Born on the planet Duro, Bariss was raised by a loving although a bit “odd” family, and was trained to have more options than just being a pilot (which is evident with his above normal intellect or book smarts). However, his home life was disturbed when some of his family members, being politicians, noticed a change in the play-out with things going towards more human relations and less alien in more than just the visual fields. Being Duros, Bariss’ family decided to make Bariss a pilot, they knew that Bariss had a knack for flying, it’s in his blood. That coupled with not knowing what may happen, Bariss’ father apprenticed Bariss several years before Bariss’ home training was complete, onto the Banshee, under Cpt. Sirona O’Keefe an old “friend”. Bariss even with his youth’s mentality realized that he was being sent away from his family for his safety. He has never forgotten the measures that his family undertook to make sure of that. That he was prepared to take care of himself, and for him to not be limited to a planet, which his family originally had visions of him doing. Bariss made up his mind that if the day came he would use his abilities, and perhaps his own ship, to rescue his family from the same threat that they made sure he would be ready against.

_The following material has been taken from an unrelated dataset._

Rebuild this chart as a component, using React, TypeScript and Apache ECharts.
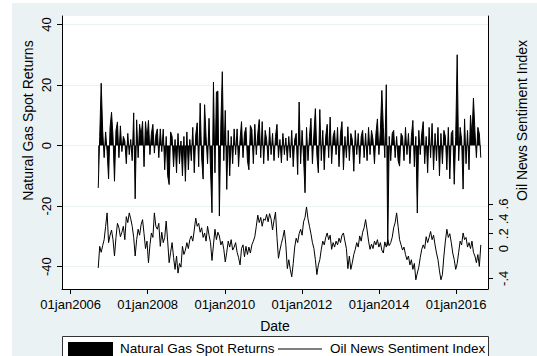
import React, { useEffect, useRef } from "react";
import * as echarts from "echarts";

// Biweekly observations starting on this date
const startDate = "2006-09-19";
const stepDays = 14;

// Natural Gas Spot Returns (left axis)
const returns: number[] = [
  -14, 3, 20.6, 5, -4, 4.5, -2, -11, 6, 11,
  3, -11.8, 5, 7.8, -4, 6.5, -2, 3, 1.5, -6,
  4, -3, 2, -5, 10.8, -17.6, 8.5, -4, 7, 3,
  8, -7, 7.9, 2, 8.3, -3, 4, 7, -2.5, 3.5,
  5.5, -4, 5.5, -2, 5.4, -8, 3, -10, -12.9, 4.5,
  3, -7, 2, -9, 4, -6, 1.5, -10, 3, -11.8,
  4.5, -8, 2, -5, 6, -9, 3.5, 7.5, -7, 14,
  -4, -11.1, 13.5, 3, -6, 9, -8, -22.2, 21, -9,
  17.7, 18, -23.3, 7, 24.4, -5, 11.6, -14.5, 5, -10,
  3, -6, 5.5, -3, 5.5, -7, 2, 7.9, -4, 4,
  6, -5, -8, 6.6, 5.3, -6, 7, -3, 4, 8.6,
  -4, 7.9, -6, 5, 2, -5, 6, -3, 4, -5,
  3, 7, -4, 2, -5.7, 4, -3, 2.5, -5, 3,
  -4, 5, -7, 2, 4, -9.6, 14.4, -6, 5, -4,
  -15.6, 6, -5, 3, 9, -6, 4, 12.2, -3, -9,
  11.9, -5, 5, -8, 3, 7, -4, 9.4, -6, 3,
  5, -3, 6, -7, 4, 7.9, -8, 3, -4, 6.2,
  -5, 4, 2, -8.5, 5, -3, 4, -6, 3, 5,
  -4, 4, -5, 6, -3, 5, 2, -6, 4, 8.8,
  -3, 5, 18.2, 6, -4, 20.1, -33, 3, -5, 4,
  5, -4, 3, -5, -6.8, 4, 3, -5, 6, -3,
  4, -6, 3, 8.3, -7, 3, -22.3, 5, -3, 4,
  7.9, -6, 3, -9, 6, -4, 7.3, -8, 4, -5,
  6, -10, 4, -6, 5, 3, -8, 6, -11, 4,
  5, -12.8, 3, 30, -5, 6, 2, -14.4, 8.8, -6,
  5, -8, 10, 3, 15.7, 5, -4, 6, 3.9, -4,
];

// Oil News Sentiment Index (right axis)
const sentiment: number[] = [
  -0.26, 0.03, -0.05, 0.04, 0.12, 0.3, 0.48, 0.08, 0.18, 0.25,
  0.12, -0.1, 0.15, 0.34, 0.28, 0.16, 0.22, 0.3, 0.12, 0.43,
  0.35, 0.48, 0.4, 0.3, 0.15, -0.1, 0.12, 0.26, 0.18, 0.32,
  0.39, 0.2, 0.0, 0.1, -0.19, 0.05, 0.21, 0.15, 0.48, 0.3,
  0.26, 0.34, 0.03, 0.22, 0.08, 0.15, 0.37, 0.1, -0.19, -0.05,
  0.08, -0.12, -0.28, -0.1, -0.33, -0.2, -0.25, 0.03, -0.08, -0.02,
  0.08, 0.0, 0.12, 0.17, 0.1, 0.25, 0.41, 0.3, 0.34, 0.22,
  0.28, 0.15, 0.21, 0.1, 0.3, 0.18, 0.08, -0.16, 0.05, 0.26,
  0.12, 0.22, 0.17, 0.05, 0.1, -0.01, -0.18, -0.05, 0.1, 0.02,
  0.12, -0.02, 0.02, 0.08, -0.05, -0.12, -0.22, 0.0, 0.05, -0.11,
  0.03, -0.08, 0.02, -0.06, 0.05, 0.1, 0.16, 0.3, 0.45, 0.35,
  0.42, 0.3, 0.4, 0.38, 0.46, 0.36, 0.47, 0.4, 0.25, 0.38,
  0.49, 0.15, -0.13, -0.02, 0.07, 0.15, 0.25, 0.05, -0.27, -0.15,
  -0.28, -0.38, -0.2, 0.02, 0.14, 0.08, 0.2, 0.26, 0.18, 0.36,
  0.42, 0.56, 0.4, 0.3, 0.2, 0.08, 0.0, -0.15, -0.35, -0.22,
  -0.15, -0.01, 0.1, 0.05, 0.15, 0.21, 0.12, 0.18, -0.01, 0.08,
  0.02, 0.1, 0.05, 0.14, 0.08, 0.18, 0.21, 0.1, 0.0, -0.27,
  -0.1, -0.28, -0.19, -0.08, -0.01, 0.08, 0.02, 0.17, 0.1, 0.22,
  0.28, 0.39, 0.25, 0.1, -0.01, 0.06, 0.0, 0.1, 0.05, 0.12,
  0.02, 0.08, -0.02, -0.06, 0.09, 0.02, 0.12, 0.04, 0.08, 0.15,
  0.28, 0.35, 0.48, 0.3, 0.12, 0.05, -0.02, 0.02, -0.08, -0.15,
  -0.1, -0.22, -0.15, -0.28, -0.2, -0.42, -0.33, -0.25, -0.12, -0.01,
  0.05, 0.0, 0.16, 0.08, 0.15, 0.23, 0.12, 0.18, 0.05, -0.06,
  -0.15, -0.3, -0.42, -0.35, -0.1, 0.1, 0.26, 0.15, 0.2, 0.08,
  -0.06, -0.15, -0.28, -0.2, -0.05, 0.1, 0.05, 0.21, 0.12, 0.15,
  0.02, 0.08, 0.0, 0.1, -0.05, -0.1, -0.19, -0.08, -0.24, 0.05,
];

const xTickYears = [2006, 2008, 2010, 2012, 2014, 2016];
const leftTicks = [-40, -20, 0, 20, 40];
const rightTicks = [-0.4, -0.2, 0, 0.2, 0.4, 0.6];

const DAY = 86400000;
const FONT = "'Liberation Sans', Arial, Helvetica, sans-serif";
const BG = "#EAF2F3";

export default function App() {
  const ref = useRef<HTMLDivElement>(null);

  useEffect(() => {
    document.body.style.margin = "0";
    const chart = echarts.init(ref.current as HTMLDivElement, null, { renderer: "svg" });
    const t0 = Date.parse(startDate + "T00:00:00Z");
    const base = Date.UTC(2006, 0, 1);
    const retData = returns.map((v, i) => [t0 + i * stepDays * DAY, v]);
    const senData = sentiment.map((v, i) => [t0 + i * stepDays * DAY, v]);
    const xTicks = xTickYears.map((y) => Date.UTC(y, 0, 1));

    const option: any = {
      animation: false,
      backgroundColor: "#ffffff",
      textStyle: { fontFamily: FONT },
      grid: { left: 62, top: 16, width: 426, height: 273, show: false, containLabel: false },
      xAxis: {
        type: "value",
        min: base - 82.5 * DAY,
        max: base + 3955 * DAY,
        name: "Date",
        nameLocation: "middle",
        nameGap: 30,
        nameTextStyle: { fontSize: 14, color: "#000", fontFamily: FONT },
        axisLine: { show: true, onZero: false, lineStyle: { color: "#000", width: 1 } },
        axisTick: { show: true, length: 5, customValues: xTicks, lineStyle: { color: "#000" } },
        axisLabel: {
          customValues: xTicks,
          fontSize: 13,
          color: "#000",
          margin: 9,
          fontFamily: FONT,
          showMinLabel: true,
          showMaxLabel: true,
          hideOverlap: false,
          formatter: (v: number) => "01jan" + new Date(v).getUTCFullYear(),
        },
        splitLine: { show: false },
      },
      yAxis: [
        {
          type: "value",
          position: "left",
          min: -47.4,
          max: 42.8,
          name: "Natural Gas Spot Returns",
          nameLocation: "middle",
          nameRotate: 90,
          nameGap: 27,
          nameMoveOverlap: false,
          nameTextStyle: { fontSize: 14, color: "#000", fontFamily: FONT, padding: [0, 0, 0, 64] },
          axisLine: { show: true, lineStyle: { color: "#000", width: 1 } },
          axisTick: { show: true, length: 5, customValues: leftTicks, lineStyle: { color: "#000" } },
          axisLabel: {
            customValues: leftTicks,
            rotate: 90,
            fontSize: 13,
            color: "#000",
            margin: 9,
            fontFamily: FONT,
            showMinLabel: true,
            showMaxLabel: true,
            hideOverlap: false,
          },
          splitLine: { show: true, lineStyle: { color: BG, width: 1 } },
        },
        {
          type: "value",
          position: "right",
          min: -0.544,
          max: 3.13,
          name: "Oil News Sentiment Index",
          nameLocation: "middle",
          nameRotate: 90,
          nameGap: 27,
          nameMoveOverlap: false,
          nameTextStyle: { fontSize: 14, color: "#000", fontFamily: FONT, padding: [0, 0, 0, 64] },
          axisLine: { show: true, lineStyle: { color: "#000", width: 1 } },
          axisTick: { show: true, length: 5, customValues: rightTicks, lineStyle: { color: "#000" } },
          axisLabel: {
            customValues: rightTicks,
            rotate: 90,
            fontSize: 13,
            color: "#000",
            margin: 9,
            fontFamily: FONT,
            showMinLabel: true,
            showMaxLabel: true,
            hideOverlap: false,
            formatter: (v: number) => {
              const r = Math.round(v * 10) / 10;
              return r === 0 ? "0" : String(r).replace("0.", ".");
            },
          },
          splitLine: { show: false },
        },
      ],
      series: [
        {
          name: "Natural Gas Spot Returns",
          type: "line",
          yAxisIndex: 0,
          data: retData,
          showSymbol: false,
          symbol: "none",
          lineStyle: { color: "#000", width: 1 },
          areaStyle: { color: "#000", opacity: 1, origin: "auto" },
          z: 3,
        },
        {
          name: "Oil News Sentiment Index",
          type: "line",
          yAxisIndex: 1,
          data: senData,
          showSymbol: false,
          symbol: "none",
          lineStyle: { color: "#000", width: 1 },
          z: 4,
        },
      ],
      graphic: [
        { type: "rect", z: -100, silent: true, shape: { x: 12, y: 3, width: 525, height: 353 }, style: { fill: BG } },
        { type: "rect", z: -99, silent: true, shape: { x: 62, y: 16, width: 426, height: 273 }, style: { fill: "#fff" } },
        { type: "rect", z: 50, silent: true, shape: { x: 62.5, y: 336.5, width: 426, height: 30 }, style: { fill: "#fff", stroke: "#333", lineWidth: 1 } },
        { type: "rect", z: 51, silent: true, shape: { x: 68, y: 342, width: 45, height: 20 }, style: { fill: "#000" } },
        { type: "text", z: 51, silent: true, x: 120, y: 348, style: { text: "Natural Gas Spot Returns", fontSize: 13.5, fontFamily: FONT, fill: "#000", verticalAlign: "middle", align: "left" } },
        { type: "line", z: 51, silent: true, shape: { x1: 278, y1: 349, x2: 322, y2: 349 }, style: { stroke: "#000", lineWidth: 1 } },
        { type: "text", z: 51, silent: true, x: 330, y: 348, style: { text: "Oil News Sentiment Index", fontSize: 13.5, fontFamily: FONT, fill: "#000", verticalAlign: "middle", align: "left" } },
      ],
    };

    chart.setOption(option);
    return () => chart.dispose();
  }, []);

  return <div ref={ref} style={{ position: "absolute", left: 0, top: 0, width: 537, height: 356 }} />;
}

After two years of working for O’Keefe Bariss has a great pilot’s respect for his captain and her main political associate, Senator Organa. He knows that they are against the elements that threaten his family. Bariss is loyal to his family, his captain, and to Senator Organa, and will work efficiently towards their goals.
Due to his working with O’Keefe, Bariss has a great knowledge for military tactics of practically every sort. The bulk if not all of Bariss’ actions are tactically oriented and are at least meant to be efficient for the goal at hand/in the future.
1. He loves to fly, piloting droids…not so much.
2. He hates anyone who endangers those precious to him, i.e. Empire (and mostly everyone in it).
3. He is working with the group because O’Keefe believed it a good idea, she has her many reasons, and Bariss knows several of them will be helpful if he needs to make sure of his abilities to rescue his family.